#### Your objective
Below are the records; copy each line in them that holds the word "diagram".

#### Dataset content
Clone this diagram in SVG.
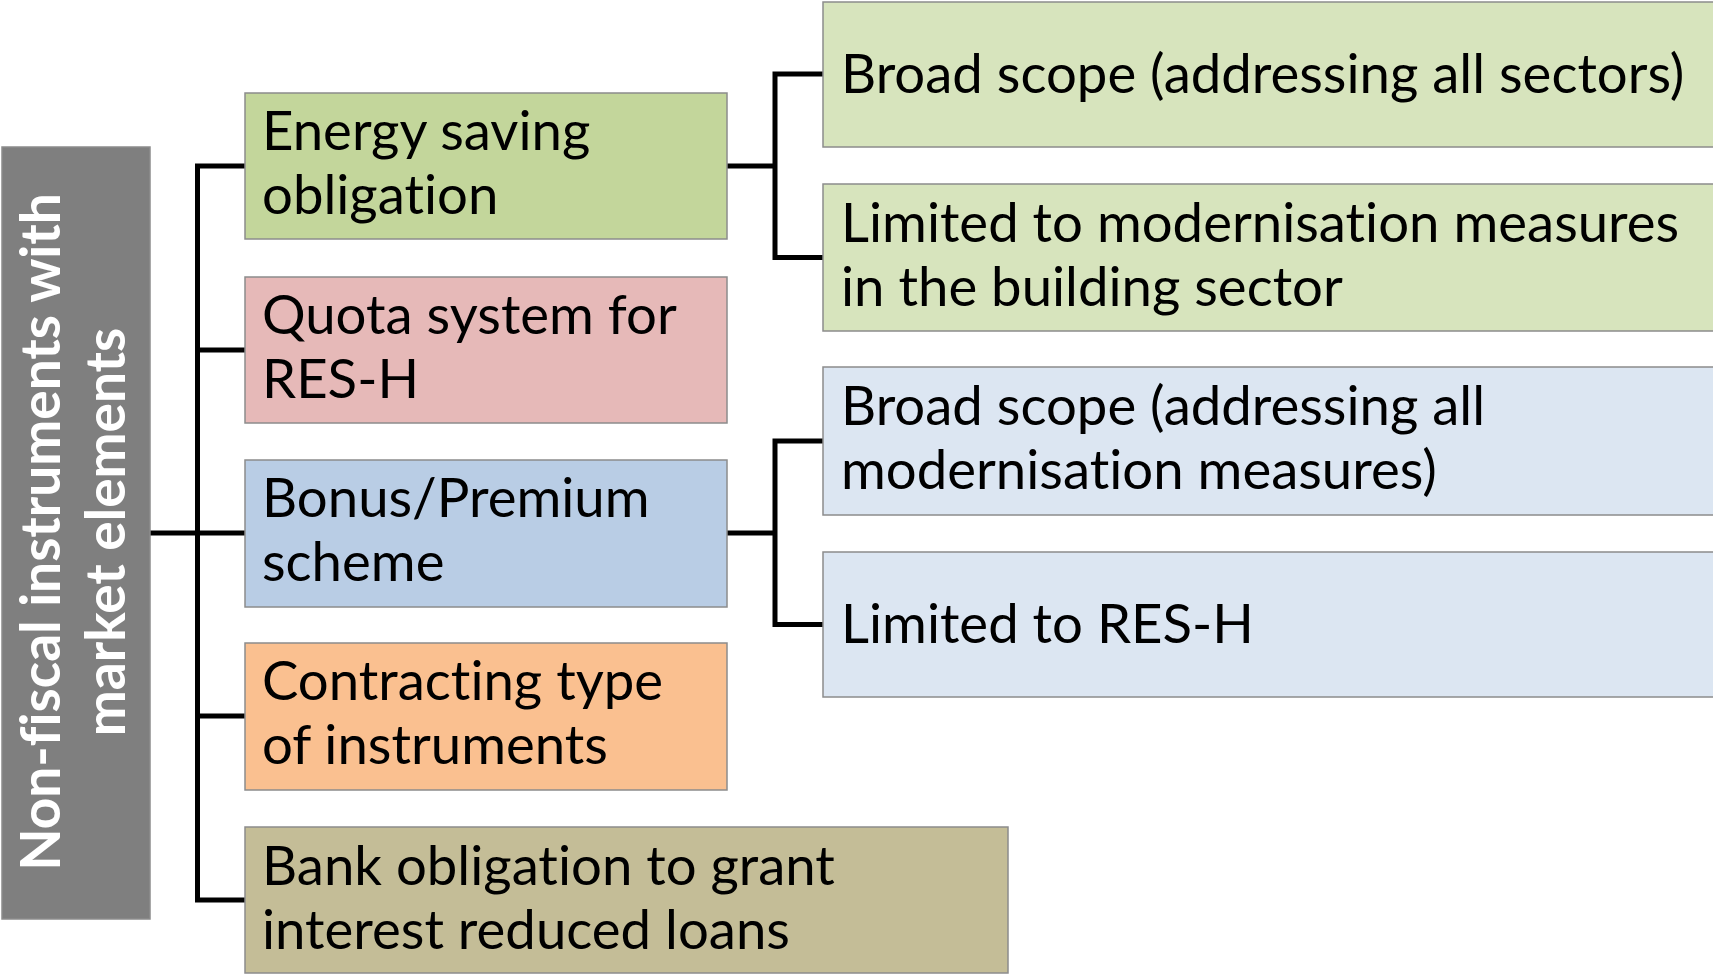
<svg xmlns="http://www.w3.org/2000/svg" width="1713" height="974" viewBox="0 0 1713 974">
  <style>
    .box { stroke: #8c8c8c; stroke-width: 1.5; }
    .lbl { font-family: Lato, "Liberation Sans", sans-serif; font-size: 54.5px; fill: #000; font-variant-ligatures: none; }
    .root { font-family: Lato, "Liberation Sans", sans-serif; font-weight: bold; font-size: 55px; fill: #fff; font-variant-ligatures: none; }
    .wire { fill: none; stroke: #000; stroke-width: 5; }
  </style>

  <!-- connectors -->
  <g id="connectors">
    <path class="wire" d="M150 533 H197.5"/>
    <path class="wire" d="M245 166 H197.5 V900 H245"/>
    <path class="wire" d="M197.5 350 H245"/>
    <path class="wire" d="M197.5 533 H245"/>
    <path class="wire" d="M197.5 716 H245"/>
    <path class="wire" d="M727 166 H775"/>
    <path class="wire" d="M823 74 H775 V257.5 H823"/>
    <path class="wire" d="M727 533 H775"/>
    <path class="wire" d="M823 441 H775 V624.5 H823"/>
  </g>

  <!-- root -->
  <g id="root">
    <rect class="box" x="2" y="147" width="148" height="772" fill="#7f7f7f"/>
    <text class="root" text-anchor="middle" transform="translate(60 532) rotate(-90)">Non-fiscal instruments with</text>
    <text class="root" text-anchor="middle" transform="translate(125 532) rotate(-90)">market elements</text>
  </g>

  <!-- second level -->
  <g id="energy-saving">
    <rect class="box" x="245" y="93" width="482" height="146" fill="#c3d69b"/>
    <text class="lbl" x="262" y="150">Energy saving</text>
    <text class="lbl" x="262" y="214">obligation</text>
  </g>
  <g id="quota">
    <rect class="box" x="245" y="277" width="482" height="146" fill="#e6b9b8"/>
    <text class="lbl" x="262" y="334">Quota system for</text>
    <text class="lbl" x="262" y="398">RES-H</text>
  </g>
  <g id="bonus">
    <rect class="box" x="245" y="460" width="482" height="147" fill="#b9cde5"/>
    <text class="lbl" x="262" y="517">Bonus/Premium</text>
    <text class="lbl" x="262" y="581">scheme</text>
  </g>
  <g id="contracting">
    <rect class="box" x="245" y="643" width="482" height="147" fill="#fac090"/>
    <text class="lbl" x="262" y="700">Contracting type</text>
    <text class="lbl" x="262" y="764">of instruments</text>
  </g>
  <g id="bank">
    <rect class="box" x="245" y="827" width="763" height="146" fill="#c4bd97"/>
    <text class="lbl" x="262" y="885">Bank obligation to grant</text>
    <text class="lbl" x="262" y="949">interest reduced loans</text>
  </g>

  <!-- third level -->
  <g id="es-broad">
    <rect class="box" x="823" y="2" width="900" height="145" fill="#d7e4bd"/>
    <text class="lbl" x="841" y="93">Broad scope (addressing all sectors)</text>
  </g>
  <g id="es-limited">
    <rect class="box" x="823" y="184" width="900" height="147" fill="#d7e4bd"/>
    <text class="lbl" x="841" y="242">Limited to modernisation measures</text>
    <text class="lbl" x="841" y="306">in the building sector</text>
  </g>
  <g id="bp-broad">
    <rect class="box" x="823" y="367" width="900" height="148" fill="#dce6f2"/>
    <text class="lbl" x="841" y="425">Broad scope (addressing all</text>
    <text class="lbl" x="841" y="489">modernisation measures)</text>
  </g>
  <g id="bp-limited">
    <rect class="box" x="823" y="552" width="900" height="145" fill="#dce6f2"/>
    <text class="lbl" x="841" y="643">Limited to RES-H</text>
  </g>
</svg>
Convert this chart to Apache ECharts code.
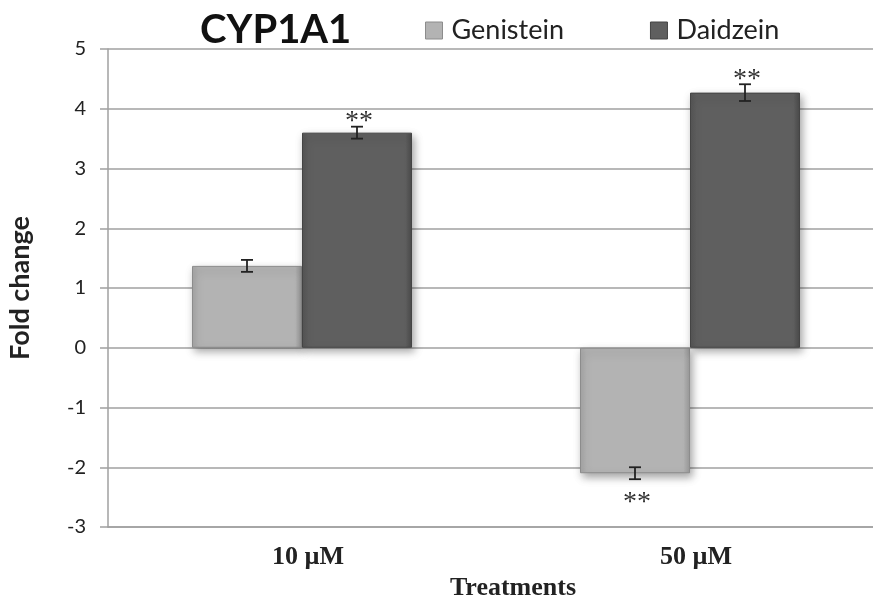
<!DOCTYPE html>
<html>
<head>
<meta charset="utf-8">
<script src="https://cdn.jsdelivr.net/npm/echarts@6/dist/echarts.min.js"></script>
<style>html,body{margin:0;padding:0;background:#fff}#c{width:873px;height:599px}</style>
</head>
<body>
<div id="c"></div>
<script>
const categories = ['10 µM', '50 µM'];
const seriesNames = ['Genistein', 'Daidzein'];
const genistein = [1.37, -2.1];
const daidzein = [3.6, 4.27];
const genisteinErr = [0.1, 0.1];
const daidzeinErr = [0.1, 0.14];
const genisteinStars = ['', '**'];
const daidzeinStars = ['**', '**'];
const yMin = -3, yMax = 5, yStep = 1;

const BAR_W = 110;

function errSeries(name, values, errs, stars, offset) {
  return {
    type: 'custom',
    name: name + ' err',
    z: 5,
    data: values.map((v, i) => [i, v, errs[i]]),
    renderItem: function (params, api) {
      const i = api.value(0), v = api.value(1), e = api.value(2);
      const top = api.coord([i, v + e]);
      const bot = api.coord([i, v - e]);
      const x = top[0] + offset;
      const cap = 6;
      const st = { stroke: '#222', lineWidth: 1.8 };
      const children = [
        { type: 'line', shape: { x1: x, y1: top[1], x2: x, y2: bot[1] }, style: st },
        { type: 'line', shape: { x1: x - cap, y1: top[1], x2: x + cap, y2: top[1] }, style: st },
        { type: 'line', shape: { x1: x - cap, y1: bot[1], x2: x + cap, y2: bot[1] }, style: st }
      ];
      const s = stars[params.dataIndex];
      if (s) {
        const y = v >= 0 ? top[1] - 5 : bot[1] + 23;
        children.push({
          type: 'text',
          style: { text: s, x: x + 2, y: y, fill: '#333', font: '28px "Liberation Serif"', align: 'center', verticalAlign: 'middle' }
        });
      }
      return { type: 'group', children: children };
    }
  };
}

const chart = echarts.init(document.getElementById('c'), null, { renderer: 'canvas' });
chart.setOption({
  animation: false,
  backgroundColor: '#fff',
  title: {
    text: 'CYP1A1', left: 195, top: 5,
    textStyle: { fontFamily: 'Lato', fontWeight: 'bold', fontSize: 40, color: '#111' }
  },
  legend: {
    data: seriesNames,
    left: 420, top: 12,
    itemWidth: 17, itemHeight: 17, itemGap: 86, icon: 'rect',
    textStyle: { fontFamily: 'Lato', fontSize: 27, color: '#222', padding: [0, 0, 0, 4] },
    itemStyle: { shadowBlur: 0, shadowOffsetX: 0, shadowOffsetY: 0, borderWidth: 1 }
  },
  grid: { left: 108, width: 776, top: 49, bottom: 72, outerBoundsMode: 'none', containLabel: false },
  xAxis: {
    type: 'category',
    data: categories,
    axisLine: { onZero: false, lineStyle: { color: '#a0a0a0', width: 1.5 } },
    axisTick: { show: false },
    axisLabel: { margin: 17, fontFamily: 'Liberation Serif', fontWeight: 'bold', fontSize: 26, color: '#222', padding: [0, 0, 0, 12] },
    name: 'Treatments', nameLocation: 'middle', nameGap: 46,
    nameTextStyle: { fontFamily: 'Liberation Serif', fontWeight: 'bold', fontSize: 26, color: '#222', padding: [0, 0, 0, 34] }
  },
  yAxis: {
    type: 'value', min: yMin, max: yMax, interval: yStep,
    axisLine: { show: true, lineStyle: { color: '#a0a0a0', width: 1.5 } },
    axisTick: { show: true, length: 8, lineStyle: { color: '#a0a0a0', width: 1.5 } },
    splitLine: { lineStyle: { color: '#a0a0a0', width: 1.5 } },
    axisLabel: { margin: 22, fontFamily: 'Lato', fontSize: 20, color: '#222' },
    name: 'Fold change', nameLocation: 'middle', nameGap: 74, nameRotate: 90,
    nameTextStyle: { fontFamily: 'Lato', fontWeight: 'bold', fontSize: 27, color: '#222' }
  },
  series: [
    {
      type: 'bar', name: seriesNames[0], data: genistein,
      barWidth: BAR_W, barGap: '0%',
      itemStyle: {
        color: new echarts.graphic.LinearGradient(0, 0, 1, 0, [
          { offset: 0, color: '#a6a6a6' }, { offset: 0.06, color: '#b3b3b3' },
          { offset: 0.94, color: '#b3b3b3' }, { offset: 1, color: '#9a9a9a' }
        ]),
        borderColor: '#8c8c8c', borderWidth: 1,
        shadowBlur: 8, shadowOffsetX: 2, shadowOffsetY: 4, shadowColor: 'rgba(0,0,0,0.35)'
      }
    },
    {
      type: 'bar', name: seriesNames[1], data: daidzein,
      barWidth: BAR_W, barGap: '0%',
      itemStyle: {
        color: new echarts.graphic.LinearGradient(0, 0, 1, 0, [
          { offset: 0, color: '#555' }, { offset: 0.06, color: '#5f5f5f' },
          { offset: 0.94, color: '#5f5f5f' }, { offset: 1, color: '#4a4a4a' }
        ]),
        borderColor: '#444', borderWidth: 1,
        shadowBlur: 8, shadowOffsetX: 2, shadowOffsetY: 4, shadowColor: 'rgba(0,0,0,0.35)'
      }
    },
    errSeries(seriesNames[0], genistein, genisteinErr, genisteinStars, -BAR_W / 2),
    errSeries(seriesNames[1], daidzein, daidzeinErr, daidzeinStars, BAR_W / 2)
  ]
});
</script>
</body>
</html>
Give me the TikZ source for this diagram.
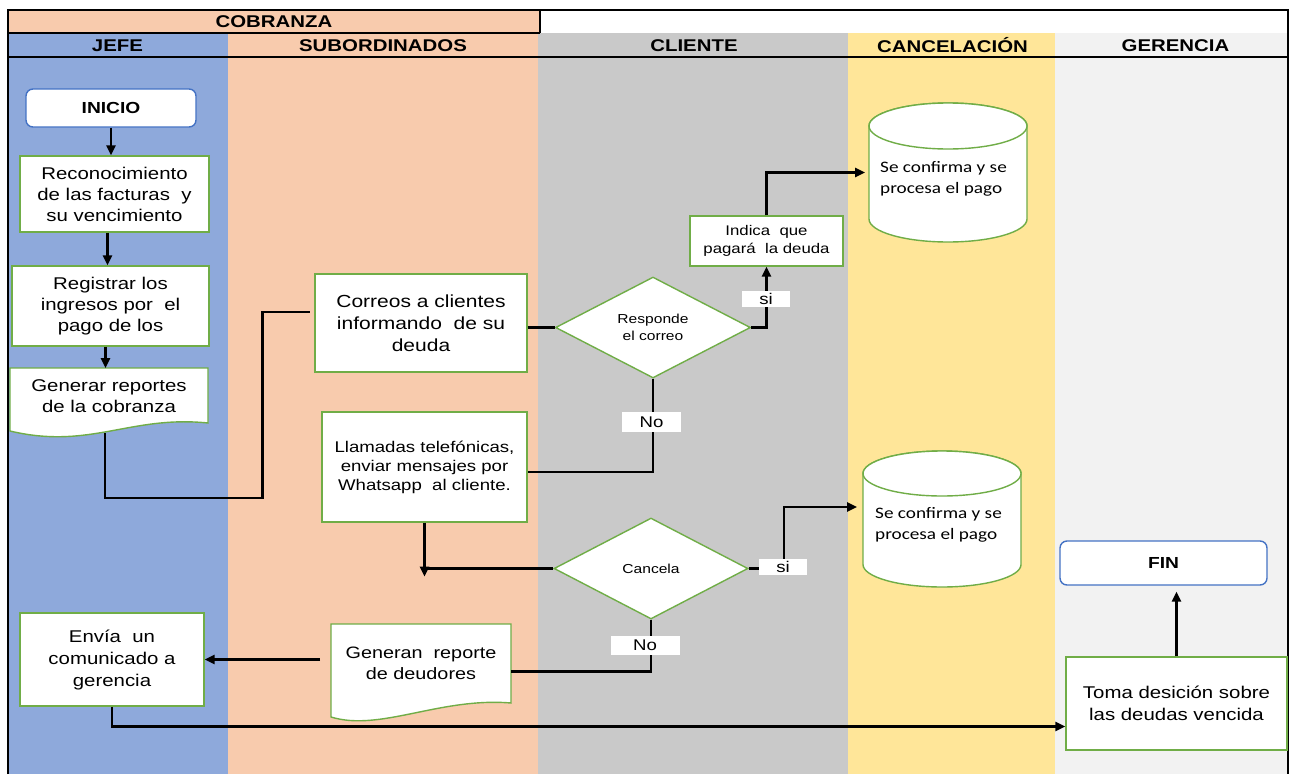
\documentclass[tikz,border=0pt]{standalone}
\usepackage{fontspec}
\setmainfont{Liberation Sans}[FakeStretch=1.2]
\newfontfamily\cylfont{Carlito}[FakeStretch=1.2]
\usetikzlibrary{shapes.geometric,arrows.meta,calc}
\pgfdeclarelayer{back}
\pgfdeclarelayer{mid}
\pgfsetlayers{back,mid,main}
\definecolor{cjefe}{HTML}{8EA9DB}
\definecolor{csub}{HTML}{F8CBAD}
\definecolor{ccli}{HTML}{C9C9C9}
\definecolor{ccan}{HTML}{FFE699}
\definecolor{cger}{HTML}{F2F2F2}
\definecolor{boxgreen}{HTML}{70AD47}
\definecolor{termblue}{HTML}{4472C4}
\newcommand\bodyf{\fontsize{17}{21}\selectfont}
\begin{document}
\begin{tikzpicture}[x=1pt,y=-1pt,
  line/.style={draw=black,line width=2.4pt},
  arr/.style={line,-{Triangle[length=10pt,width=9pt]}},
  proc/.style={rectangle,draw=boxgreen,line width=1.4pt,fill=white,align=center,inner sep=0pt,text=black},
  term/.style={rectangle,rounded corners=7pt,draw=termblue,line width=1.4pt,fill=white,align=center,inner sep=0pt,font=\fontsize{16}{19}\selectfont\bfseries},
  dec/.style={diamond,draw=boxgreen,line width=1.4pt,fill=white,align=center,inner sep=0pt,font=\fontsize{13}{17.5}\selectfont},
  area/.style={rectangle,draw=none,inner sep=0pt,outer sep=0pt,align=center},
  lab/.style={rectangle,fill=white,inner sep=0pt,font=\fontsize{15.5}{18}\selectfont},
  hdr/.style={inner sep=0pt,font=\fontsize{17}{20}\selectfont\bfseries},
  docshape/.style={draw=boxgreen,line width=1.4pt,fill=white},
  cyltext/.style={inner sep=0pt,align=left,font=\cylfont\fontsize{16}{20.5}\selectfont},
  frame/.style={draw=black,line width=2pt},
]
\useasboundingbox (0,0) rectangle (1293,774);

% lanes
\begin{pgfonlayer}{back}
\fill[white] (0,0) rectangle (1293,774);
\fill[cjefe] (8,33) rectangle (228,774);
\fill[csub] (228,33) rectangle (538,774);
\fill[ccli] (538,33) rectangle (848,774);
\fill[ccan] (848,33) rectangle (1055,774);
\fill[cger] (1055,33) rectangle (1288,774);
\fill[csub] (8,10) rectangle (540,33);
\end{pgfonlayer}

\draw[frame] (8,774) -- (8,10) -- (1288,10) -- (1288,774);
\draw[frame] (8,33) -- (540,33);
\draw[frame] (540,10) -- (540,33);
\draw[frame] (8,57) -- (1288,57);

% headers
\node[hdr] (tcob) at (274,21.5) {COBRANZA};
\node[hdr] (tjefe) at (117.5,45.5) {JEFE};
\node[hdr] (tsub) at (383,45.5) {SUBORDINADOS};
\node[hdr] (tcli) at (694,45.5) {CLIENTE};
\node[hdr] (tcan) at (952.5,45.5) {CANCELACIÓN};
\node[hdr] (tger) at (1175.5,45.5) {GERENCIA};

% nodes
\node[term,minimum width=170pt,minimum height=38pt] (inicio) at (111,108) {INICIO};
\node[proc,minimum width=189pt,minimum height=76pt,font=\bodyf] (reco) at (114.5,194) {Reconocimiento\\de las facturas~ y\\su vencimiento};
\node[proc,minimum width=197pt,minimum height=80pt,font=\bodyf] (regi) at (110.5,306) {Registrar los\\ingresos por~ el\\pago de los};
\node[area,minimum width=198pt,minimum height=57pt,font=\bodyf] (gene) at (109,396.5) {Generar reportes\\de la cobranza};
\node[proc,minimum width=212pt,minimum height=98pt,font=\fontsize{17.5}{22}\selectfont] (correos) at (421,323) {Correos a clientes\\informando~ de su\\deuda};
\node[proc,minimum width=205pt,minimum height=110pt,font=\fontsize{15.5}{19}\selectfont] (llam) at (424.5,467) {Llamadas telefónicas,\\enviar mensajes por\\Whatsapp~ al cliente.};
\node[dec,minimum width=195pt,minimum height=101pt] (resp) at (653,327.5) {Responde\\el correo};
\node[proc,minimum width=153pt,minimum height=50pt,font=\fontsize{14}{17.5}\selectfont] (indica) at (766.5,241) {Indica~ que\\pagará~ la deuda};
\node[area,minimum width=158pt,minimum height=139pt] (cyl1) at (948,172.5) {};
\node[dec,minimum width=194pt,minimum height=101pt] (canc) at (651,568.5) {Cancela};
\node[area,minimum width=158pt,minimum height=136pt] (cyl2) at (942,519) {};
\node[area,minimum width=180pt,minimum height=79pt,font=\fontsize{16.5}{20.5}\selectfont] (gener) at (421,663.5) {Generan~ reporte\\de deudores};
\node[proc,minimum width=184pt,minimum height=93pt,font=\fontsize{17}{22}\selectfont] (envia) at (112,659.5) {Envía~ un\\comunicado a\\gerencia};
\node[term,minimum width=207pt,minimum height=44pt] (fin) at (1163.5,563) {FIN};
\node[proc,minimum width=221pt,minimum height=93pt,font=\fontsize{17}{21.5}\selectfont] (toma) at (1176.5,703.5) {Toma desición sobre\\las deudas vencida};

% document shapes and cylinders
\begin{pgfonlayer}{mid}
\draw[docshape] (gene.north west) -- (gene.north east) -- ($(gene.south east)+(0,-2)$)
  .. controls ($(gene.south east)+(-78,-10)$) and ($(gene.south west)+(80,25)$) .. ($(gene.south west)+(0,6)$) -- cycle;
\draw[docshape] (gener.north west) -- (gener.north east) -- (gener.south east)
  .. controls ($(gener.south east)+(-71,-6)$) and ($(gener.south west)+(49,29)$) .. ($(gener.south west)+(0,14)$) -- cycle;
\draw[docshape] ($(cyl1.north west)+(0,23)$) -- ($(cyl1.south west)+(0,-23)$)
  arc[start angle=180,end angle=360,x radius=79pt,y radius=23pt]
  -- ($(cyl1.north east)+(0,23)$)
  arc[start angle=0,end angle=180,x radius=79pt,y radius=23pt] -- cycle;
\draw[docshape] ($(cyl1.north)+(0,23)$) ellipse[x radius=79pt,y radius=23pt];
\draw[docshape] ($(cyl2.north west)+(0,22.5)$) -- ($(cyl2.south west)+(0,-22.5)$)
  arc[start angle=180,end angle=360,x radius=79pt,y radius=22.5pt]
  -- ($(cyl2.north east)+(0,22.5)$)
  arc[start angle=0,end angle=180,x radius=79pt,y radius=22.5pt] -- cycle;
\draw[docshape] ($(cyl2.north)+(0,22.5)$) ellipse[x radius=79pt,y radius=22.5pt];
\end{pgfonlayer}
\node[cyltext,anchor=west] (cyl1t) at (880,179) {Se confirma y se\\procesa el pago};
\node[cyltext,anchor=west] (cyl2t) at (875,525) {Se confirma y se\\procesa el pago};

% connectors
\draw[arr] (inicio.south) -- (inicio.south |- reco.north);
\draw[arr] ([xshift=-7pt]reco.south) -- ([xshift=-7pt]reco.south |- regi.north);
\draw[arr] ([xshift=-5pt]regi.south) -- ([xshift=-5pt]regi.south |- gene.north);
\draw[line] ([xshift=-4pt,yshift=-8pt]gene.south) -- ++(0,65) -| ([xshift=-52pt,yshift=11pt]correos.west) -- ([xshift=-4pt,yshift=11pt]correos.west);
\draw[line] (correos.east |- resp.west) -- (resp.west);
\draw[arr] (resp.east) -| (indica.south);
\draw[arr,shorten >=4pt] (indica.north) |- (cyl1.west);
\draw[line] (resp.south) |- ([yshift=-5pt]llam.east);
\draw[arr] (llam.south) -- ([yshift=-8pt]llam.south |- canc.west);
\draw[line] (canc.west) -- (llam.south |- canc.west);
\draw[arr,shorten >=6pt] (canc.east) -- ++(35,0) |- ([yshift=12pt]cyl2.west);
\draw[line] (canc.south) |- ([yshift=-8pt]gener.east);
\draw[arr,shorten <=11pt] (gener.west |- envia.east) -- (envia.east);
\draw[arr] (envia.south) |- ([yshift=-23pt]toma.west);
\draw[arr,shorten >=6pt] (toma.north) -- (toma.north |- fin.south);

% labels
\node[lab,minimum width=48pt,minimum height=16pt] (si1) at (766,299) {si};
\node[lab,minimum width=59pt,minimum height=20pt] (no1) at (651.5,422) {No};
\node[lab,minimum width=48pt,minimum height=16pt] (si2) at (783,567) {si};
\node[lab,minimum width=69pt,minimum height=19pt] (no2) at (645,645) {No};
\end{tikzpicture}
\end{document}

#### Task output
Clone this diagram in SVG.
Give me the TikZ source for this diagram.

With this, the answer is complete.